La colonne 2. Exterminez-moi toutes ces brutes

« Il n’y a pas de mot. Non, pas de mot. Ou il faudrait en inventer ». Ainsi s’indigne le colonel Klobb, lancé depuis Tombouctou dans une course-poursuite de 2000 kilomètres aux trousses de la colonne infernale menée par Boulet et Lemoine à travers le Niger. Amas de têtes coupées, grappes de pendus aux branches des jujubiers, villages incendiés, pillés, rasés, partout s’affichent les traces des exactions commises par les deux officiers français. Leur piste sanglante croise bientôt celle de Sarraounia, reine mythique mi-amazone mi-sorcière gouvernant le pays Haoussa, qui offrira une farouche résistance aux troupes coloniales. Mais quand le détachement de Klobb rejoint enfin la mission Boulet-Lemoine aux confins du Sahel, ceux-ci sont tellement enferrés dans leur délire meurtrier que le plus impensable des dénouements se produit…

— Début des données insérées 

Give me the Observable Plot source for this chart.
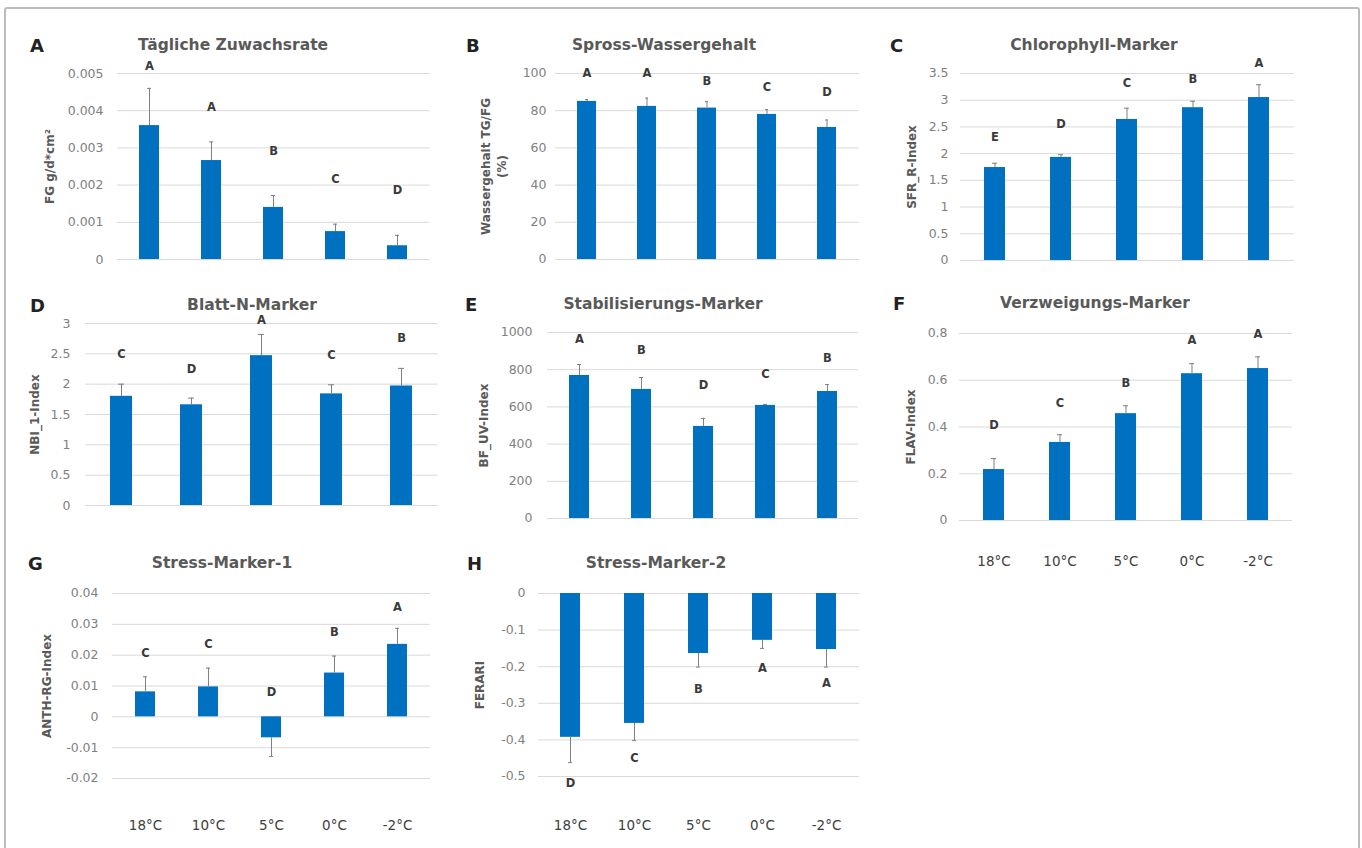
<!DOCTYPE html>
<html>
<head>
<meta charset="utf-8">
<script src="https://cdn.jsdelivr.net/npm/d3@7"></script>
<script src="https://cdn.jsdelivr.net/npm/@observablehq/plot@0.6"></script>
<style>
  html, body { margin: 0; padding: 0; background: #fff; }
  #page { position: relative; width: 1362px; height: 848px; overflow: hidden; font-family: "DejaVu Sans", sans-serif; }
  #frame { position: absolute; left: 4px; top: 7px; width: 1352px; height: 900px; border: 2px solid #bcbcbc; border-radius: 3px; }
  .ttl { position: absolute; transform: translate(-50%, -50%); font-weight: bold; font-size: 15.5px; color: #595959; white-space: nowrap; }
  .let { position: absolute; transform: translateY(-50%); font-weight: bold; font-size: 18px; color: #222; }
  .pnl { position: absolute; }
  .pnl svg { max-width: none !important; overflow: visible; }
</style>
</head>
<body>
<div id="page"><div id="frame"></div></div>
<script>
// ---------- data ----------
const temps = ["18°C", "10°C", "5°C", "0°C", "-2°C"];

const aValues = [0.0036, 0.00266, 0.0014, 0.00075, 0.00037];
const aSD = [0.001, 0.0005, 0.00032, 0.0002, 0.00028];
const aLetters = ["A", "A", "B", "C", "D"];
const aLetterY = [0.0052, 0.0041, 0.0029, 0.00215, 0.00185];
const aTicks = [0, 0.001, 0.002, 0.003, 0.004, 0.005];

const bValues = [85, 82.3, 81.4, 78, 71];
const bSD = [1, 4.5, 3.5, 2.6, 4];
const bLetters = ["A", "A", "B", "C", "D"];
const bLetterY = [100, 100, 96, 92.5, 90];
const bTicks = [0, 20, 40, 60, 80, 100];

const cValues = [1.74, 1.93, 2.64, 2.86, 3.05];
const cSD = [0.08, 0.05, 0.21, 0.12, 0.24];
const cLetters = ["E", "D", "C", "B", "A"];
const cLetterY = [2.3, 2.55, 3.31, 3.4, 3.69];
const cTicks = [0, 0.5, 1, 1.5, 2, 2.5, 3, 3.5];

const dValues = [1.8, 1.66, 2.47, 1.84, 1.97];
const dSD = [0.2, 0.11, 0.35, 0.15, 0.29];
const dLetters = ["C", "D", "A", "C", "B"];
const dLetterY = [2.49, 2.24, 3.05, 2.47, 2.75];
const dTicks = [0, 0.5, 1, 1.5, 2, 2.5, 3];

const eValues = [769, 694, 495, 608, 683];
const eSD = [59, 64, 43, 5, 37];
const eLetters = ["A", "B", "D", "C", "B"];
const eLetterY = [962, 903, 715, 774, 860];
const eTicks = [0, 200, 400, 600, 800, 1000];

const fValues = [0.218, 0.334, 0.457, 0.628, 0.65];
const fSD = [0.047, 0.033, 0.034, 0.043, 0.05];
const fLetters = ["D", "C", "B", "A", "A"];
const fLetterY = [0.406, 0.5, 0.585, 0.77, 0.795];
const fTicks = [0, 0.2, 0.4, 0.6, 0.8];

const gValues = [0.0081, 0.0097, -0.0068, 0.0142, 0.0235];
const gSD = [0.0049, 0.0061, 0.0061, 0.0055, 0.0052];
const gLetters = ["C", "C", "D", "B", "A"];
const gLetterY = [0.0206, 0.0235, 0.008, 0.0274, 0.0355];
const gTicks = [-0.02, -0.01, 0, 0.01, 0.02, 0.03, 0.04];

const hValues = [-0.393, -0.355, -0.164, -0.128, -0.153];
const hSD = [0.069, 0.047, 0.037, 0.022, 0.048];
const hLetters = ["D", "C", "B", "A", "A"];
const hLetterY = [-0.52, -0.45, -0.263, -0.205, -0.246];
const hTicks = [-0.5, -0.4, -0.3, -0.2, -0.1, 0];

// ---------- layout ----------
const panels = [
  {id: "A", title: "Tägliche Zuwachsrate", ylabel: "FG g/d*cm²", values: aValues, sd: aSD, letters: aLetters, letterY: aLetterY, ticks: aTicks,
   x0: 116.75, x1: 429.25, yT: 73, yB: 259, titleX: 233, titleY: 45, letX: 30, letY: 45, ylabX: 48, tickPad: 14, showX: false},
  {id: "B", title: "Spross-Wassergehalt", ylabel: "Wassergehalt TG/FG\n(%)", values: bValues, sd: bSD, letters: bLetters, letterY: bLetterY, ticks: bTicks,
   x0: 554.6, x1: 858.4, yT: 73, yB: 259, titleX: 664, titleY: 45, letX: 466, letY: 45, ylabX: 492, tickPad: 9, showX: false},
  {id: "C", title: "Chlorophyll-Marker", ylabel: "SFR_R-Index", values: cValues, sd: cSD, letters: cLetters, letterY: cLetterY, ticks: cTicks,
   x0: 959.6, x1: 1293.4, yT: 73, yB: 260, titleX: 1094, titleY: 45, letX: 890, letY: 45, ylabX: 910, tickPad: 12, showX: false},
  {id: "D", title: "Blatt-N-Marker", ylabel: "NBI_1-Index", values: dValues, sd: dSD, letters: dLetters, letterY: dLetterY, ticks: dTicks,
   x0: 84.75, x1: 437.25, yT: 323, yB: 505, titleX: 252, titleY: 305, letX: 30, letY: 305, ylabX: 33, tickPad: 15, showX: false},
  {id: "E", title: "Stabilisierungs-Marker", ylabel: "BF_UV-Index", values: eValues, sd: eSD, letters: eLetters, letterY: eLetterY, ticks: eTicks,
   x0: 547.4, x1: 858.6, yT: 332, yB: 518, titleX: 663, titleY: 304, letX: 465, letY: 304, ylabX: 483, tickPad: 15, showX: false},
  {id: "F", title: "Verzweigungs-Marker", ylabel: "FLAV-Index", values: fValues, sd: fSD, letters: fLetters, letterY: fLetterY, ticks: fTicks,
   x0: 959.2, x1: 1292.3, yT: 333, yB: 520, titleX: 1095, titleY: 303, letX: 893, letY: 303, ylabX: 910, tickPad: 12, showX: true, xPad: 36},
  {id: "G", title: "Stress-Marker-1", ylabel: "ANTH-RG-Index", values: gValues, sd: gSD, letters: gLetters, letterY: gLetterY, ticks: gTicks,
   x0: 111.7, x1: 429.8, yT: 593, yB: 778, titleX: 222, titleY: 563, letX: 28, letY: 563, ylabX: 45, tickPad: 14, showX: true, xPad: 42},
  {id: "H", title: "Stress-Marker-2", ylabel: "FERARI", values: hValues, sd: hSD, letters: hLetters, letterY: hLetterY, ticks: hTicks,
   x0: 537.9, x1: 859.1, yT: 593, yB: 776, titleX: 656, titleY: 563, letX: 467, letY: 563, ylabX: 478, tickPad: 13, showX: true, xPad: 44}
];

const page = document.getElementById("page");
const ML = 110, MR = 20, MT = 60, MB = 70;
const FONT = "DejaVu Sans, sans-serif";

for (const p of panels) {
  const data = temps.map((t, i) => ({
    t, v: p.values[i],
    e: p.values[i] + Math.sign(p.values[i]) * p.sd[i],
    l: p.letters[i], ly: p.letterY[i]
  }));
  const domain = [p.ticks[0], p.ticks[p.ticks.length - 1]];
  const marks = [
    Plot.ruleY(p.ticks, {stroke: "#d9d9d9", strokeWidth: 1}),
    Plot.barY(data, {x: "t", y1: 0, y2: "v", fill: "#0070C0"}),
    Plot.ruleX(data, {x: "t", y1: "v", y2: "e", stroke: "#808080", strokeWidth: 1}),
    Plot.tickY(data, {x: "t", y: "e", stroke: "#808080", strokeWidth: 1, insetLeft: 8, insetRight: 8}),
    Plot.text(data, {x: "t", y: "ly", text: "l", fill: "#3a3a3a", fontSize: 11.5, fontWeight: "600"}),
    Plot.axisY(p.ticks, {tickSize: 0, tickPadding: p.tickPad, tickFormat: d => String(d), fill: "#808080", fontSize: 12.5, label: null}),
    Plot.text([p.ylabel], {frameAnchor: "left", dx: p.ylabX - p.x0, rotate: -90, textAnchor: "middle", lineAnchor: "middle",
      fill: "#595959", fontSize: 12, fontWeight: "bold", lineHeight: 1.35})
  ];
  if (p.showX) marks.push(Plot.axisX({tickSize: 0, tickPadding: p.xPad, fill: "#404040", fontSize: 13.5, label: null}));
  const svg = Plot.plot({
    width: (p.x1 - p.x0) + ML + MR,
    height: (p.yB - p.yT) + MT + MB,
    marginLeft: ML, marginRight: MR, marginTop: MT, marginBottom: MB,
    style: {fontFamily: FONT, background: "transparent", overflow: "visible"},
    x: {type: "band", domain: temps, paddingInner: 0.68, paddingOuter: 0.34, align: 0.5, axis: null},
    y: {domain, axis: null},
    marks
  });
  const wrap = document.createElement("div");
  wrap.className = "pnl";
  wrap.style.left = (p.x0 - ML) + "px";
  wrap.style.top = (p.yT - MT) + "px";
  wrap.appendChild(svg);
  page.appendChild(wrap);

  const t = document.createElement("div");
  t.className = "ttl";
  t.textContent = p.title;
  t.style.left = p.titleX + "px";
  t.style.top = p.titleY + "px";
  page.appendChild(t);

  const l = document.createElement("div");
  l.className = "let";
  l.textContent = p.id;
  l.style.left = p.letX + "px";
  l.style.top = p.letY + "px";
  page.appendChild(l);
}
</script>
</body>
</html>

Longtemps occulté par une administration militaire peu encline à admettre ses errements, cet épisode tragique et honteux de la colonisation est aujourd’hui méconnu, et pourtant ô combien emblématique du mépris absolu envers les populations africaines qui prévalait alors. Remettre en lumière ces événements et cet état d’esprit est probablement la principale réussite du diptyque réalisé par Dabitch et Dumontheuil. Au crédit des auteurs, mettons également la grande richesse formelle de la série, dont les couleurs éclatantes, d’une vivacité sans pareille, réalisent l’exploit de conjuguer le réalisme d’un reportage et le symbolisme d’une imagerie d’Épinal. Le trait volontiers caricatural du dessinateur fait merveille pour rendre les expressions des protagonistes comme pour dépeindre les scènes de batailles, déployées en vastes panoramas emplis de bruit et de fureur.

Mais si l’intérêt graphique comme historique est indiscutable, plus questionnable est la qualité du découpage. Sans répéter les malencontreux faux raccords du premier tome, la mise en scène semble parfois bâclée, l’agencement des séquences pas toujours heureux, l’enchaînement des cases maladroit, abrupt… De ce manque de fluidité résulte une impression de flottement, d’ellipses malvenues, cassant le rythme narratif et bridant l’émotion. L’impression aussi qu’il s’en fallait de peu pour réaliser là une œuvre marquante.